====== LISTED ENTRIES ======

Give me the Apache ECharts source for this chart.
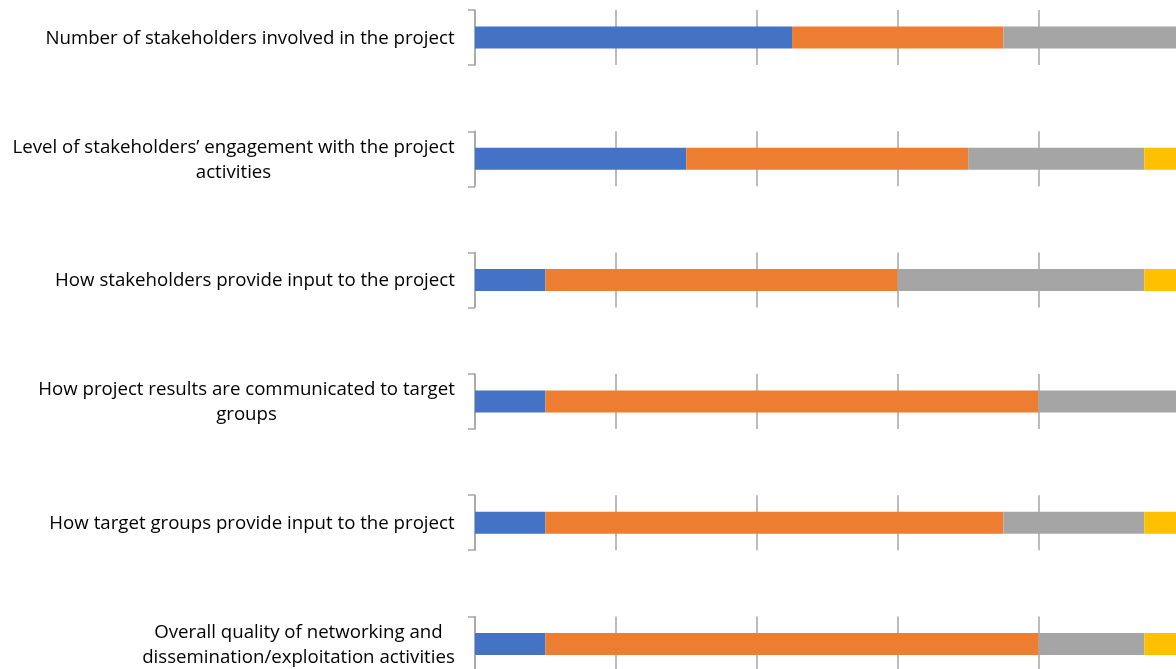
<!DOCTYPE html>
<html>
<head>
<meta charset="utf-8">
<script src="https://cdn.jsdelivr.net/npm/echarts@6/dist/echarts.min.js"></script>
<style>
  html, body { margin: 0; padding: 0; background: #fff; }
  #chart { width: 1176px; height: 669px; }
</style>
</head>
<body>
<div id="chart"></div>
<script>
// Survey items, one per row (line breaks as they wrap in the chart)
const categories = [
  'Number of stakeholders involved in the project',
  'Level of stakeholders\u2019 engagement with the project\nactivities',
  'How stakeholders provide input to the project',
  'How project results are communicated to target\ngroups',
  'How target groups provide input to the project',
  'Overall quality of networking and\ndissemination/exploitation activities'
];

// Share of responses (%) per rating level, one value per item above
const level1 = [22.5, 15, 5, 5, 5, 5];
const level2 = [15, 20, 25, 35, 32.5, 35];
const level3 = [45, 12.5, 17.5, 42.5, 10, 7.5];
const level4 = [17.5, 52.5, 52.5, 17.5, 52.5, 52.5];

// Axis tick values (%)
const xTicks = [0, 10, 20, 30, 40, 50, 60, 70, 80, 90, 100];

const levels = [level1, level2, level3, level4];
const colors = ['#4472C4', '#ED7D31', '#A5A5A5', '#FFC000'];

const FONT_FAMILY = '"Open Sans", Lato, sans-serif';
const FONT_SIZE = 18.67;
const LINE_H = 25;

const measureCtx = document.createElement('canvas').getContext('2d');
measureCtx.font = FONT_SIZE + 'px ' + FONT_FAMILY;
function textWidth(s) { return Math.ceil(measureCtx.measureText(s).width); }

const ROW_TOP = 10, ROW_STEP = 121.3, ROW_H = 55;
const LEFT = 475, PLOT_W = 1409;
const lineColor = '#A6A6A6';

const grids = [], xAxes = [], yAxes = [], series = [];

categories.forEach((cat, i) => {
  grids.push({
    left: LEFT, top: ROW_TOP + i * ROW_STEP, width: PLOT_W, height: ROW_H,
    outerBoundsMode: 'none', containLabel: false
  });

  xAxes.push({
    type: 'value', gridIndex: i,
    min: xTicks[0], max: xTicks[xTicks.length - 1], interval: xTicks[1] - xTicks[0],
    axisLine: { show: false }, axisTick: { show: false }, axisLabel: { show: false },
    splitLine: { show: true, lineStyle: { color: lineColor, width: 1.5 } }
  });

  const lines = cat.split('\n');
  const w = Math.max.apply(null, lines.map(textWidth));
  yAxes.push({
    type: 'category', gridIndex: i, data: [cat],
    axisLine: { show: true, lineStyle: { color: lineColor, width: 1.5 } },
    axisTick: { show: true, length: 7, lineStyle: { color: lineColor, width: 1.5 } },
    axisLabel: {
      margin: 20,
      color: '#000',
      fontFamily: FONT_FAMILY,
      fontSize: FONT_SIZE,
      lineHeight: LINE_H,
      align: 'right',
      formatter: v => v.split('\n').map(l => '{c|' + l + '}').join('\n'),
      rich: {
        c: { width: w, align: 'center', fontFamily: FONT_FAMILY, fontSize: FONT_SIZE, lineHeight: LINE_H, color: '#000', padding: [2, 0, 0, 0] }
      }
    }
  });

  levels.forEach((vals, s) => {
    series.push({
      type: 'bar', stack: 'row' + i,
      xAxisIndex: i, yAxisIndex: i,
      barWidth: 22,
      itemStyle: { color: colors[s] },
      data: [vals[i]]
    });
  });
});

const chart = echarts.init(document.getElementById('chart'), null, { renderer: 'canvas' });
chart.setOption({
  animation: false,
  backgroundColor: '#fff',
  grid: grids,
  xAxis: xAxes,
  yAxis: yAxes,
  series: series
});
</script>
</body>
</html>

======
====== LISTED ENTRIES ======

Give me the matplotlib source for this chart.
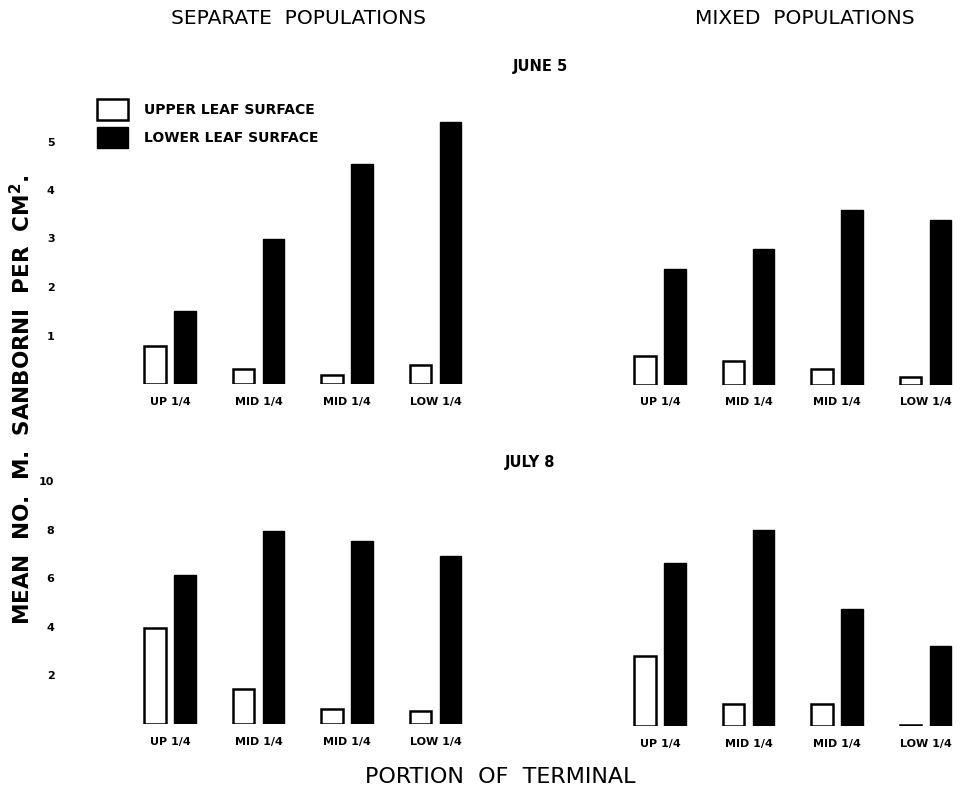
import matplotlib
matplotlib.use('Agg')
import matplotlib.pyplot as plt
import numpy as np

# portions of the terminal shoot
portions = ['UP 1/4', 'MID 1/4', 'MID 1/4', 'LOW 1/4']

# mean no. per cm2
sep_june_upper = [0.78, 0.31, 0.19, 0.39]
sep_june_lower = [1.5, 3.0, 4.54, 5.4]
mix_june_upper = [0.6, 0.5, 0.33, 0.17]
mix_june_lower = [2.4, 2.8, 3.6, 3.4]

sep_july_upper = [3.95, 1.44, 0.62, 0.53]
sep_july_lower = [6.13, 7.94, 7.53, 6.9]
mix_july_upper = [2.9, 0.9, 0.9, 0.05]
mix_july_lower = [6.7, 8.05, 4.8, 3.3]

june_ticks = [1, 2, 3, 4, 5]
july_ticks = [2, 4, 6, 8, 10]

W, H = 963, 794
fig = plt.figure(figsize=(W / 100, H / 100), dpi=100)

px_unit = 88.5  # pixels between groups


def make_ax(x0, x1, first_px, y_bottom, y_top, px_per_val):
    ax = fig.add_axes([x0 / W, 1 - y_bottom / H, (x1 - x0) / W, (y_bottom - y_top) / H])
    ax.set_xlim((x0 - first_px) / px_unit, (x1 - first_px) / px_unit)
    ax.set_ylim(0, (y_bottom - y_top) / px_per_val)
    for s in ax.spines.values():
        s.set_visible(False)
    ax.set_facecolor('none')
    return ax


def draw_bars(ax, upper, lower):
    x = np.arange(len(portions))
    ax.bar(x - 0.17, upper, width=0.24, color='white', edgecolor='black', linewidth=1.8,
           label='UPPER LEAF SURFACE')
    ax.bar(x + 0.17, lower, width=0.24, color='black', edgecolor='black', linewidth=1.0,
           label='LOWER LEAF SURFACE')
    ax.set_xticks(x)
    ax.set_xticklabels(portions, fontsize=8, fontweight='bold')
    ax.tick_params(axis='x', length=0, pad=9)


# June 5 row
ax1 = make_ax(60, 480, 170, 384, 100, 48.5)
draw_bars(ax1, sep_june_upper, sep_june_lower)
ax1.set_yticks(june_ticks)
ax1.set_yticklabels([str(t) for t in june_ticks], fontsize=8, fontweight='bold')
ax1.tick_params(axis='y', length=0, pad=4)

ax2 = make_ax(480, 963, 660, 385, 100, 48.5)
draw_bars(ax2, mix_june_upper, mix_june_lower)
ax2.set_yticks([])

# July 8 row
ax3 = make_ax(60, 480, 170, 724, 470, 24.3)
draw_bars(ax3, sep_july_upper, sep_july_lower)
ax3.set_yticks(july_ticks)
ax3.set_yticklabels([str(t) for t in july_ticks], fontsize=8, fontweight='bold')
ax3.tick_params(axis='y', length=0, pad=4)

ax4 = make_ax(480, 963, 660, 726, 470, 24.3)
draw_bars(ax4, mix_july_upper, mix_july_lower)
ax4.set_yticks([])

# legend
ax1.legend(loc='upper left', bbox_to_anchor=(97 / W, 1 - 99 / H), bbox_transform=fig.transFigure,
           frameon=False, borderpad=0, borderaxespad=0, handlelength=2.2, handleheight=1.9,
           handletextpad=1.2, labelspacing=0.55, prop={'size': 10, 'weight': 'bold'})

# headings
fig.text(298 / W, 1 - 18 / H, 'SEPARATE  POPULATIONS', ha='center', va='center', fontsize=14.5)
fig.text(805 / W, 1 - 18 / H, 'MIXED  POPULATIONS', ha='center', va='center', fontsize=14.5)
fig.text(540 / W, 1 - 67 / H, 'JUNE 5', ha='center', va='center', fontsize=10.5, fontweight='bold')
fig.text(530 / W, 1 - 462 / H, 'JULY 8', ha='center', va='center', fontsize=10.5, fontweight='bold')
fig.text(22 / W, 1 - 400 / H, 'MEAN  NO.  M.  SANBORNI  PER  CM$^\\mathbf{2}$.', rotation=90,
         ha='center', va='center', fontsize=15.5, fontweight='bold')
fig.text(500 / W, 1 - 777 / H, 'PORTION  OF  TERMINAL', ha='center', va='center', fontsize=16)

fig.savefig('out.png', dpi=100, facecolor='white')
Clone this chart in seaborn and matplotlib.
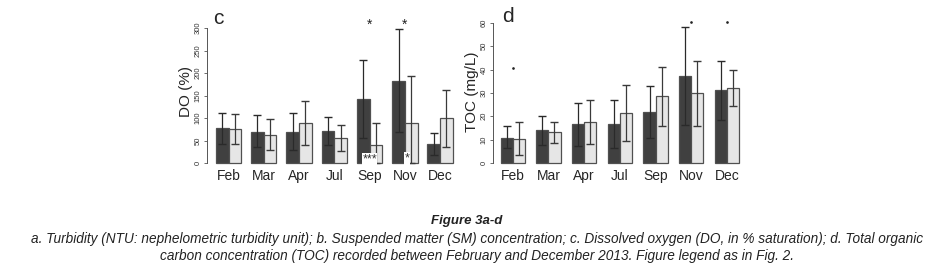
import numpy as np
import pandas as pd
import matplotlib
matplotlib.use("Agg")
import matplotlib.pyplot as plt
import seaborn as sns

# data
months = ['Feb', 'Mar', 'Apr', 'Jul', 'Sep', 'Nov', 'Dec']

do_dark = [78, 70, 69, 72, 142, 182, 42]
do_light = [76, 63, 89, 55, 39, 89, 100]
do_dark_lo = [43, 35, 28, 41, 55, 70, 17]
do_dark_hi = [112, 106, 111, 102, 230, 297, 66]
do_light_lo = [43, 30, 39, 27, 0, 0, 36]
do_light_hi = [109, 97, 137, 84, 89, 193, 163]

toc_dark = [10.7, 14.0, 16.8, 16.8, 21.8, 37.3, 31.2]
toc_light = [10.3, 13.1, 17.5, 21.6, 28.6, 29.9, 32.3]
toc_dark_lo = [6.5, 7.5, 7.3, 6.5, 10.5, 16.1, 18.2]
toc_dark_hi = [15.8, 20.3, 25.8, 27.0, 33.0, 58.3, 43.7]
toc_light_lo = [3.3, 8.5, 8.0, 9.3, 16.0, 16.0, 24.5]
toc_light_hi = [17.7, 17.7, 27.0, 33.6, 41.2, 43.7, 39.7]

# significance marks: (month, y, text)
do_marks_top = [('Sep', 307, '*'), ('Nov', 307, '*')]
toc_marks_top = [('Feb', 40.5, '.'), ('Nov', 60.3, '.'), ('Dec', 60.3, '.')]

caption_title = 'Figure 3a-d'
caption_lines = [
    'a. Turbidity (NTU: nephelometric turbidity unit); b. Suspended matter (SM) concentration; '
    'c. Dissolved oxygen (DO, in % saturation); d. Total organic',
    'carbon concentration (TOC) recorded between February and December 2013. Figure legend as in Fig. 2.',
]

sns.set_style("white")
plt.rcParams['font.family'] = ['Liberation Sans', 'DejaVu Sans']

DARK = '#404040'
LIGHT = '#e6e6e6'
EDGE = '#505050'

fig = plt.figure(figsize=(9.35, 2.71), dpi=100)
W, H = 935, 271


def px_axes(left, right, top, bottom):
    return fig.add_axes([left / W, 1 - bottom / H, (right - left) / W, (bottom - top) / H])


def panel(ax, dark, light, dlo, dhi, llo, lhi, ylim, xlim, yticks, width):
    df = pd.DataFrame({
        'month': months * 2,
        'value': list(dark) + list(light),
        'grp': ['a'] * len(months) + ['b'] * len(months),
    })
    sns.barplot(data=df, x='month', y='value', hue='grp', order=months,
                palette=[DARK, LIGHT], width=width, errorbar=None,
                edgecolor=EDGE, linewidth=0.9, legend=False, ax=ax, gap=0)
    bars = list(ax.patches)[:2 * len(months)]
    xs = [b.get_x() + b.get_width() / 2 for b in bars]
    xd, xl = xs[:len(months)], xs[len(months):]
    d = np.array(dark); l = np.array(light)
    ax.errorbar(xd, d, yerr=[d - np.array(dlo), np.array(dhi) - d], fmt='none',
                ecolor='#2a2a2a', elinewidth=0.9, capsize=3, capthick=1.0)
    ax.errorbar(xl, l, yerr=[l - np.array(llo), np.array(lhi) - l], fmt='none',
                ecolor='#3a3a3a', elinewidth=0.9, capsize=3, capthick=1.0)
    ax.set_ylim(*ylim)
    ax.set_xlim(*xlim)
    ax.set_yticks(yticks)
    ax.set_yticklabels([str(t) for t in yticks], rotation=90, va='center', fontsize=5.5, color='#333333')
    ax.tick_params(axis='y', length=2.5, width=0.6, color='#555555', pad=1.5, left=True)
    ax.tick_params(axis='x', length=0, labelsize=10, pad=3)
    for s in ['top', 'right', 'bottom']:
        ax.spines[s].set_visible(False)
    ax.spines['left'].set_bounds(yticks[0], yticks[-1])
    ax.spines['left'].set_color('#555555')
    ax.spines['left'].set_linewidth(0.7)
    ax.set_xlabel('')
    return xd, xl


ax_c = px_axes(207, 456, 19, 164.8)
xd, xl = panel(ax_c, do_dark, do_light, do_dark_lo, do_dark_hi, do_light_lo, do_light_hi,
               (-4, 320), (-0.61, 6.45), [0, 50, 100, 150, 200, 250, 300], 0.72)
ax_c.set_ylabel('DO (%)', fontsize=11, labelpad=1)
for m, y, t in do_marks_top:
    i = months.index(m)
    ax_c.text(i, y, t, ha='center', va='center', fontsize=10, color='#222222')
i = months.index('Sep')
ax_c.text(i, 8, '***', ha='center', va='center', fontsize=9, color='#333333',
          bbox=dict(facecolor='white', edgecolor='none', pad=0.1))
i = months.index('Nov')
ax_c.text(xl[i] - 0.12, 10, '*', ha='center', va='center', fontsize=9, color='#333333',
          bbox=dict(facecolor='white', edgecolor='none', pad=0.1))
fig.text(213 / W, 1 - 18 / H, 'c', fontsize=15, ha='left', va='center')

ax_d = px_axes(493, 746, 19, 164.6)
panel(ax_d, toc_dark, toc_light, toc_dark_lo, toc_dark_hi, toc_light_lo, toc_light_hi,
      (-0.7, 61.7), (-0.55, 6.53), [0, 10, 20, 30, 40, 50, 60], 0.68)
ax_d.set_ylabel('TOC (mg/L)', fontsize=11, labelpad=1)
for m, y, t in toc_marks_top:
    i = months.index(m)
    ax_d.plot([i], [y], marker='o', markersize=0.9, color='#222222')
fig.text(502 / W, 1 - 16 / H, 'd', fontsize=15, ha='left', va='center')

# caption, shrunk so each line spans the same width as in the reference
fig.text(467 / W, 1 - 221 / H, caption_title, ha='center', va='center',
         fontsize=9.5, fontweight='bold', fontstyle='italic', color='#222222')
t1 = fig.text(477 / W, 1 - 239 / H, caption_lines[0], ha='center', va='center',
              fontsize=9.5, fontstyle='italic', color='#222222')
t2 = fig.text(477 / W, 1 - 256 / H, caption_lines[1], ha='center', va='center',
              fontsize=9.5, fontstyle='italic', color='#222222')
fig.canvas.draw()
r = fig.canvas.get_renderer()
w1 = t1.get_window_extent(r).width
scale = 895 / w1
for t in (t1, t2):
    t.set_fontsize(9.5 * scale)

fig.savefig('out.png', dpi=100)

======

THE PROBLEM:
Among the entries above, locate the line with "Give me the matplotlib source for this chart." and the line with "portions = ['UP". Give those two lines and all lines between them again, exactly, leaving out the pictures.

THE COMPLETED TASK:
Give me the matplotlib source for this chart.
import matplotlib
matplotlib.use('Agg')
import matplotlib.pyplot as plt
import numpy as np

# portions of the terminal shoot
portions = ['UP 1/4', 'MID 1/4', 'MID 1/4', 'LOW 1/4']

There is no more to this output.